===== DATASET EXCERPTS =====

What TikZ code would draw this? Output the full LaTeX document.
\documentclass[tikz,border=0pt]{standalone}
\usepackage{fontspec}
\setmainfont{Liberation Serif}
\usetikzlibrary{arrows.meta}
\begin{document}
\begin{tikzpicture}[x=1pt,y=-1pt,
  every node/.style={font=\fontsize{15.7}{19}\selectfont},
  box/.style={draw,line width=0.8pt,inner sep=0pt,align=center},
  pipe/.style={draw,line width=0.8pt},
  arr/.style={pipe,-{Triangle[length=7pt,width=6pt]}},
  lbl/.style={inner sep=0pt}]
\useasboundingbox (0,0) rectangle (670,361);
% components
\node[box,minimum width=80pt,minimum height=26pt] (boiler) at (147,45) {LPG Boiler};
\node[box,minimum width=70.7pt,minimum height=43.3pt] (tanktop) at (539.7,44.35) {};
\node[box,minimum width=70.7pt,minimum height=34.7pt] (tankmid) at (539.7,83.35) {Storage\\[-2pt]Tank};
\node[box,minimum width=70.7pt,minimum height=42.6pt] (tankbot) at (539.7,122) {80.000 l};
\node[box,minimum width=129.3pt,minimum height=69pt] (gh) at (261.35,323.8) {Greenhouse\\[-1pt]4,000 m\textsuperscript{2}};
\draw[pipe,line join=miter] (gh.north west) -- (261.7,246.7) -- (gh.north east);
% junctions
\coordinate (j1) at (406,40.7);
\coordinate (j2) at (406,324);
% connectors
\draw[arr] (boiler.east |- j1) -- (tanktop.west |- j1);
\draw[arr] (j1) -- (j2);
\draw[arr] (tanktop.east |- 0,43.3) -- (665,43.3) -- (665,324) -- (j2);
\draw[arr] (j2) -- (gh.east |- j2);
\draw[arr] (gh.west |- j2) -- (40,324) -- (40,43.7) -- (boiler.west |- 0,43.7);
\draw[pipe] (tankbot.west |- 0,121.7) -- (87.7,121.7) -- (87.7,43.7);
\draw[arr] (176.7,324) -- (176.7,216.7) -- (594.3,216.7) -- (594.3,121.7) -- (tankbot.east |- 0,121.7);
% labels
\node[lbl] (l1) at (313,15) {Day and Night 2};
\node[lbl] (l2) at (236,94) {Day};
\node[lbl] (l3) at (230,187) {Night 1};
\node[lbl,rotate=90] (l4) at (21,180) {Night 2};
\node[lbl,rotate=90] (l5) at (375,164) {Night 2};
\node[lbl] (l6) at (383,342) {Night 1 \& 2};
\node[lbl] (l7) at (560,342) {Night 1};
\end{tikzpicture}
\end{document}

=====
===== DATASET EXCERPTS =====

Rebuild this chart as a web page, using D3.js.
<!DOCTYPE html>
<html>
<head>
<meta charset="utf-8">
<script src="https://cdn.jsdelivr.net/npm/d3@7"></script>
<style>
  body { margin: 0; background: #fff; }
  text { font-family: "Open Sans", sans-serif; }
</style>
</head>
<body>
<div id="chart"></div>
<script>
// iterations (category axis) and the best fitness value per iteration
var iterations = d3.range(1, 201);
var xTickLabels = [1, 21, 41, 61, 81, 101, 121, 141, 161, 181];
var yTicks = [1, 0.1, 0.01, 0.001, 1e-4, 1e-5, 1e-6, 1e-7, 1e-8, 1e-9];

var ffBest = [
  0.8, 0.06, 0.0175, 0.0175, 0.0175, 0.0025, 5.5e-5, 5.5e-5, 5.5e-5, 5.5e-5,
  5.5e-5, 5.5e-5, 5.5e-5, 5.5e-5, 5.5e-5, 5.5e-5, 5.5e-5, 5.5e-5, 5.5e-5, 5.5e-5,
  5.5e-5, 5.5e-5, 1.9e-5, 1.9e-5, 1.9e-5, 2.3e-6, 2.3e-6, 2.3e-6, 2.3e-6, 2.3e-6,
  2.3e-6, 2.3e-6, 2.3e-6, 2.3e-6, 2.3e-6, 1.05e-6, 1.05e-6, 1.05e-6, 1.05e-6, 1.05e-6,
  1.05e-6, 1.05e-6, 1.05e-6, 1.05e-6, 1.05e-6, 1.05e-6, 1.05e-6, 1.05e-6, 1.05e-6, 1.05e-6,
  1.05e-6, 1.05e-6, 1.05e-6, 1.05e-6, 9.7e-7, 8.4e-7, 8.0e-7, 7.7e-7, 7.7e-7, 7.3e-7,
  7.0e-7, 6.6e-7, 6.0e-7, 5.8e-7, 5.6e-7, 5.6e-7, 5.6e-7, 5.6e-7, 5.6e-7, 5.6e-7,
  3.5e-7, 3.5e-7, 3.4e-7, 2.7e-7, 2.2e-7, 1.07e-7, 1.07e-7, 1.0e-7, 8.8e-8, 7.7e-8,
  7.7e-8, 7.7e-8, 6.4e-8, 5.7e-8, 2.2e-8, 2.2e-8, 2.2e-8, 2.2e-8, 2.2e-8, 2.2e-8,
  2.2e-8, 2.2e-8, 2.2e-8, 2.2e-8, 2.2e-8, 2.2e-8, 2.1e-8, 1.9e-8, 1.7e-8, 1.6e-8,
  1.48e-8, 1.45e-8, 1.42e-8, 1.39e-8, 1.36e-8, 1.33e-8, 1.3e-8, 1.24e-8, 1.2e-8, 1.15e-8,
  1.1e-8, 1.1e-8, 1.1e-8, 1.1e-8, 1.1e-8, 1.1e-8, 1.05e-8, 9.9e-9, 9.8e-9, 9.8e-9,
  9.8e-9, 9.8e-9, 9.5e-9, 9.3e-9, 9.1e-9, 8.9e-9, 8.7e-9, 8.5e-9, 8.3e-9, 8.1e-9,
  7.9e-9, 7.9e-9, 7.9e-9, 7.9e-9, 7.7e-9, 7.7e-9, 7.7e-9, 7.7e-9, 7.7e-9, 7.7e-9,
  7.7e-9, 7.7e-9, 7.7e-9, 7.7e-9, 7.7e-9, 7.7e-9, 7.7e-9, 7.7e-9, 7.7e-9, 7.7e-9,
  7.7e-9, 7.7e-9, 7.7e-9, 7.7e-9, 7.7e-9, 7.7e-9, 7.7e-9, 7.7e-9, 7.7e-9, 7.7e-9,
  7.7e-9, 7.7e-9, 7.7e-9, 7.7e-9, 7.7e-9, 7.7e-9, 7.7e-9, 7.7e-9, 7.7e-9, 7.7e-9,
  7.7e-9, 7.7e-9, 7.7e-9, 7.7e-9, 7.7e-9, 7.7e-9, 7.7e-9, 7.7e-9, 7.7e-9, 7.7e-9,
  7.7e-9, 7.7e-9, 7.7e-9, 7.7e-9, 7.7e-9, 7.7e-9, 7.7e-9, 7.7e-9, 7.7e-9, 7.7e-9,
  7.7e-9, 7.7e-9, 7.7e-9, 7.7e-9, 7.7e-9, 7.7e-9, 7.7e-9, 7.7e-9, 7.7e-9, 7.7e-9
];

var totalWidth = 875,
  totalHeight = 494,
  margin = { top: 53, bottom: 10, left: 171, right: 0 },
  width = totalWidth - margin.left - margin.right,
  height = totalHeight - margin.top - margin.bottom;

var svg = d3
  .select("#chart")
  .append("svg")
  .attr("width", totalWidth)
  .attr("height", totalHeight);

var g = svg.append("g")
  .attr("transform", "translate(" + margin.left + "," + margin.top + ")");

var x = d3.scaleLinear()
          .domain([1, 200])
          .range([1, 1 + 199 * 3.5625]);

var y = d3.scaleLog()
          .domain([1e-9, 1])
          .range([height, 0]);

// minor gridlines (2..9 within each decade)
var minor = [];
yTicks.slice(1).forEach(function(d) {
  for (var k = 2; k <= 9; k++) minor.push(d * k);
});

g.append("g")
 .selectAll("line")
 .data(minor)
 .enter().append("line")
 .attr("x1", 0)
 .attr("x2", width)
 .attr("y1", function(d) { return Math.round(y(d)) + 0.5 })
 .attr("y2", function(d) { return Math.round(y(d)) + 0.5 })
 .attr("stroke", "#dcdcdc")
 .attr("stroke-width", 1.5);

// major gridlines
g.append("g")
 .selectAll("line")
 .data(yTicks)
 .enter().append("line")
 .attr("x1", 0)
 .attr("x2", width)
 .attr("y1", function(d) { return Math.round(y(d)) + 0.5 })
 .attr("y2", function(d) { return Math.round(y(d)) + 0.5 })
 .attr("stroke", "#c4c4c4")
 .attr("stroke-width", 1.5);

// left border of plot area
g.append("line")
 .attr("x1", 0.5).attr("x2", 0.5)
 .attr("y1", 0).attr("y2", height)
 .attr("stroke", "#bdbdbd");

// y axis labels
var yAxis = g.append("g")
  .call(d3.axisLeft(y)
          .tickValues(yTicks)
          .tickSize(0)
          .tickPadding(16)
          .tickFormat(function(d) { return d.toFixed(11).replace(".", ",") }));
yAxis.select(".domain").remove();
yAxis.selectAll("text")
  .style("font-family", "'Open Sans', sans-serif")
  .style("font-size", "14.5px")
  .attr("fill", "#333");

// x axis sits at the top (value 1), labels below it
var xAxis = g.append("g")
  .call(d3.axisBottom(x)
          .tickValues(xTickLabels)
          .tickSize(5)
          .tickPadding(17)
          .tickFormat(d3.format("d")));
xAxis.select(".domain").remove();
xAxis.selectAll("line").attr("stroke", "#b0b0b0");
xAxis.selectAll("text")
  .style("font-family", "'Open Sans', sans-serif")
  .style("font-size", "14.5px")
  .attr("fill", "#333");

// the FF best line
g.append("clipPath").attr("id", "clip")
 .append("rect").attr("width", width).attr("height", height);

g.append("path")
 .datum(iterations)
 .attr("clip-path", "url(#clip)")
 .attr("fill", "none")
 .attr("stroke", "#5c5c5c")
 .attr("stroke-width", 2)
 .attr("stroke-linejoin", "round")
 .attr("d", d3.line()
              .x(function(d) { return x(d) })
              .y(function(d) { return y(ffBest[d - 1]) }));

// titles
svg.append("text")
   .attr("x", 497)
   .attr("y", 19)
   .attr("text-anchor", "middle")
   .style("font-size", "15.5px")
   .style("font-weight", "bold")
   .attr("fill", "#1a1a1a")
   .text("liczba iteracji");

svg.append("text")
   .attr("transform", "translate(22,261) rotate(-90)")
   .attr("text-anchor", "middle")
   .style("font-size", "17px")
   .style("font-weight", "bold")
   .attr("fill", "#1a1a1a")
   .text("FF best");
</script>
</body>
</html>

=====
===== DATASET EXCERPTS =====

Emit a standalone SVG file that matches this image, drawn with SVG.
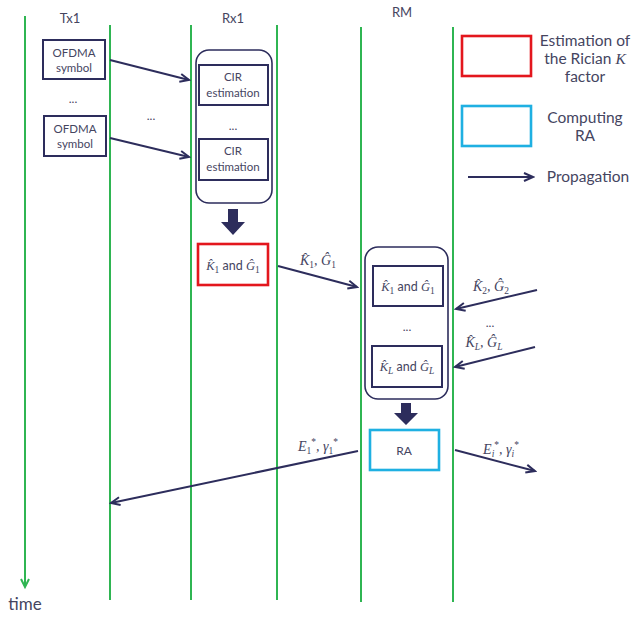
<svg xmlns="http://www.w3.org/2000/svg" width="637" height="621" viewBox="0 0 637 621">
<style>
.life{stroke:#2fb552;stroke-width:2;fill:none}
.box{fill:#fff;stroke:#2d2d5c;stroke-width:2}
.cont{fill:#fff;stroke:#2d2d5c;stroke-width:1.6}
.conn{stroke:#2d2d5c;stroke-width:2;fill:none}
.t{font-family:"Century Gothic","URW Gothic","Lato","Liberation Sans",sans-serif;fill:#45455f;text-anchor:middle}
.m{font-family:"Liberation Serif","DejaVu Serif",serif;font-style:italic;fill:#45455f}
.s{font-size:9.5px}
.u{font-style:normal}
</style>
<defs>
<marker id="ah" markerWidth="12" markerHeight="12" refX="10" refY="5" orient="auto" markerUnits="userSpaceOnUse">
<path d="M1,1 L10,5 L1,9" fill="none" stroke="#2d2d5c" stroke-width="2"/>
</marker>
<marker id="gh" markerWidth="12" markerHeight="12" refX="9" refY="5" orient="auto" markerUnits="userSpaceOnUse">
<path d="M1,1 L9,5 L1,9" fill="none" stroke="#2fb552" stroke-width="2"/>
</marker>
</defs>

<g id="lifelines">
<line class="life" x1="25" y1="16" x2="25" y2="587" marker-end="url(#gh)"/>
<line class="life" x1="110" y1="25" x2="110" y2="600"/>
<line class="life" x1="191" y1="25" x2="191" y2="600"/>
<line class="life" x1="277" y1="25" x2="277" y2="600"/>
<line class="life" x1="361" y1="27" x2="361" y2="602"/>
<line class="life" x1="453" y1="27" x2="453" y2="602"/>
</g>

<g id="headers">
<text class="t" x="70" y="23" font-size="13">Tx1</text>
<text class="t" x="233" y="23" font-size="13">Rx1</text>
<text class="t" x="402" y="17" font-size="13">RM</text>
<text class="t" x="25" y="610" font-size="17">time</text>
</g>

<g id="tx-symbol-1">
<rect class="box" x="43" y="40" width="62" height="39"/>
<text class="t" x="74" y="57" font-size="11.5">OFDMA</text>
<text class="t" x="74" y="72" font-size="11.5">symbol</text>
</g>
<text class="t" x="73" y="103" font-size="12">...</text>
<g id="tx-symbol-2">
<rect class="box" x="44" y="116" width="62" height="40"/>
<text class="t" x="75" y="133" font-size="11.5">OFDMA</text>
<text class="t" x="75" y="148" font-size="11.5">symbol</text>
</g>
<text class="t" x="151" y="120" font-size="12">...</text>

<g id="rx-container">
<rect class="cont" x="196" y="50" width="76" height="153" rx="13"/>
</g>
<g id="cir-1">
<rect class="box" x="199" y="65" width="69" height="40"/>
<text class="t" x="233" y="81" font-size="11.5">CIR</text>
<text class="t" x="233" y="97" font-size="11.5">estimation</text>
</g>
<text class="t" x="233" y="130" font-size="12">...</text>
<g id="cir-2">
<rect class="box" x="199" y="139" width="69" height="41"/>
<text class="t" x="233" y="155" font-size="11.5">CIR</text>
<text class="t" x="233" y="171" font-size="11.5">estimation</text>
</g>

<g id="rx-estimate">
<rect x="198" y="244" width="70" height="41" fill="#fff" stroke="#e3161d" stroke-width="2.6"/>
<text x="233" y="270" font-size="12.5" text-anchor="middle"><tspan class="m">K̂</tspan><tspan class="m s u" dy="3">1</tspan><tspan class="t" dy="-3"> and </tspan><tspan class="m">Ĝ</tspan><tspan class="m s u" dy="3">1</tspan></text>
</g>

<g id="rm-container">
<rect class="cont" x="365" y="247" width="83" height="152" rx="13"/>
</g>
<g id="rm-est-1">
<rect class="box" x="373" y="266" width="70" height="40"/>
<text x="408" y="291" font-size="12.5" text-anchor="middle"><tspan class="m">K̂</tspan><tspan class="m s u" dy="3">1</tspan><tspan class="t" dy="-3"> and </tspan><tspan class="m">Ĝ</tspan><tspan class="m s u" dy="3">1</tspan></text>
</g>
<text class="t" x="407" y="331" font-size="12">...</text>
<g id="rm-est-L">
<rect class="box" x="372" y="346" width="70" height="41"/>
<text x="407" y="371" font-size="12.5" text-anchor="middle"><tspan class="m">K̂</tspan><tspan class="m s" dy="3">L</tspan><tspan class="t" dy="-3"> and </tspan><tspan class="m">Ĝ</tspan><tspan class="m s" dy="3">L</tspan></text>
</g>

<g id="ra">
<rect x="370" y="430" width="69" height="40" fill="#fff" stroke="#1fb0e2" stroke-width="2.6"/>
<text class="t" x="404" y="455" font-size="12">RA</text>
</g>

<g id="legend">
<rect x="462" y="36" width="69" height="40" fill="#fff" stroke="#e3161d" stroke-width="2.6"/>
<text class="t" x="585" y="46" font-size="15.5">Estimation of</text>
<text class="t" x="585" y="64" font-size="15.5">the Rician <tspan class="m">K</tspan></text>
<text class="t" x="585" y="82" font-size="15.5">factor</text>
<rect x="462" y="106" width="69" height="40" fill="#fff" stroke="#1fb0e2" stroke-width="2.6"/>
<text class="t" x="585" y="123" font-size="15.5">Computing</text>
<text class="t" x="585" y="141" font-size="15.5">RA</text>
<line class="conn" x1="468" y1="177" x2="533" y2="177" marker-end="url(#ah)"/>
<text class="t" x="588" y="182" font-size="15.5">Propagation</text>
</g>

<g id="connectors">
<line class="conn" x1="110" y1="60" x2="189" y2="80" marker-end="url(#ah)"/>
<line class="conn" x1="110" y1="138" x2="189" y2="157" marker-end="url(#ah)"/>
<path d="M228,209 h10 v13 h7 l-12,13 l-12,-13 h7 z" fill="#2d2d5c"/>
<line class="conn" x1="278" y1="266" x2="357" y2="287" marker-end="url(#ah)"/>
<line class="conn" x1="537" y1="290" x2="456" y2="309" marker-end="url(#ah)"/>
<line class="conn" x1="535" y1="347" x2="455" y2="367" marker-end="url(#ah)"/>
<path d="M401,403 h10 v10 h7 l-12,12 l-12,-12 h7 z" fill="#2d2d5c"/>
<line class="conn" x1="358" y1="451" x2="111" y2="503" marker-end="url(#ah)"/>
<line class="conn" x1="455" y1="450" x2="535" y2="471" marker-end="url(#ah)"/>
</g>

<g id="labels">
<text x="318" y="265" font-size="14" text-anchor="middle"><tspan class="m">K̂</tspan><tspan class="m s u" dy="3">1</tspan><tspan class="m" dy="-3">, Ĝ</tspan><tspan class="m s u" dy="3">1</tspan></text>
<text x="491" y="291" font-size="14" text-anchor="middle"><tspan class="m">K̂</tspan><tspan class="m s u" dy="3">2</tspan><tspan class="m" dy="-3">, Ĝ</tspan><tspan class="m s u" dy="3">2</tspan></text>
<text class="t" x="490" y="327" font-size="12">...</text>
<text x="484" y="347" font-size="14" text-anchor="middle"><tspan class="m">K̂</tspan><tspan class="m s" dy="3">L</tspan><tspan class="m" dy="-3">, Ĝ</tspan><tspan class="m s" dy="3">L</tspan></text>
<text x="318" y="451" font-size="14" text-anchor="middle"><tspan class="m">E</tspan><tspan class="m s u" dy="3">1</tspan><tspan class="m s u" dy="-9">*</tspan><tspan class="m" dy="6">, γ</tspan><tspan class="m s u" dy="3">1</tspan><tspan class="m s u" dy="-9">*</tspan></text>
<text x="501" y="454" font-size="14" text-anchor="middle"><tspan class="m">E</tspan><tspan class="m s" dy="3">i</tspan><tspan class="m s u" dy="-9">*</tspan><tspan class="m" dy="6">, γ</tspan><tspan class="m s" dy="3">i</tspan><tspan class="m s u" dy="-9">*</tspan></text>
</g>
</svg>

=====

_EXERCISE_. Your task is to repeat exactly the lines from the one that contains "Rebuild this chart" through the one that contains "1e-7, 1e-8, 1e-9];", with both end lines included.

_FULL OUTPUT_.
Rebuild this chart as a web page, using D3.js.
<!DOCTYPE html>
<html>
<head>
<meta charset="utf-8">
<script src="https://cdn.jsdelivr.net/npm/d3@7"></script>
<style>
  body { margin: 0; background: #fff; }
  text { font-family: "Open Sans", sans-serif; }
</style>
</head>
<body>
<div id="chart"></div>
<script>
// iterations (category axis) and the best fitness value per iteration
var iterations = d3.range(1, 201);
var xTickLabels = [1, 21, 41, 61, 81, 101, 121, 141, 161, 181];
var yTicks = [1, 0.1, 0.01, 0.001, 1e-4, 1e-5, 1e-6, 1e-7, 1e-8, 1e-9];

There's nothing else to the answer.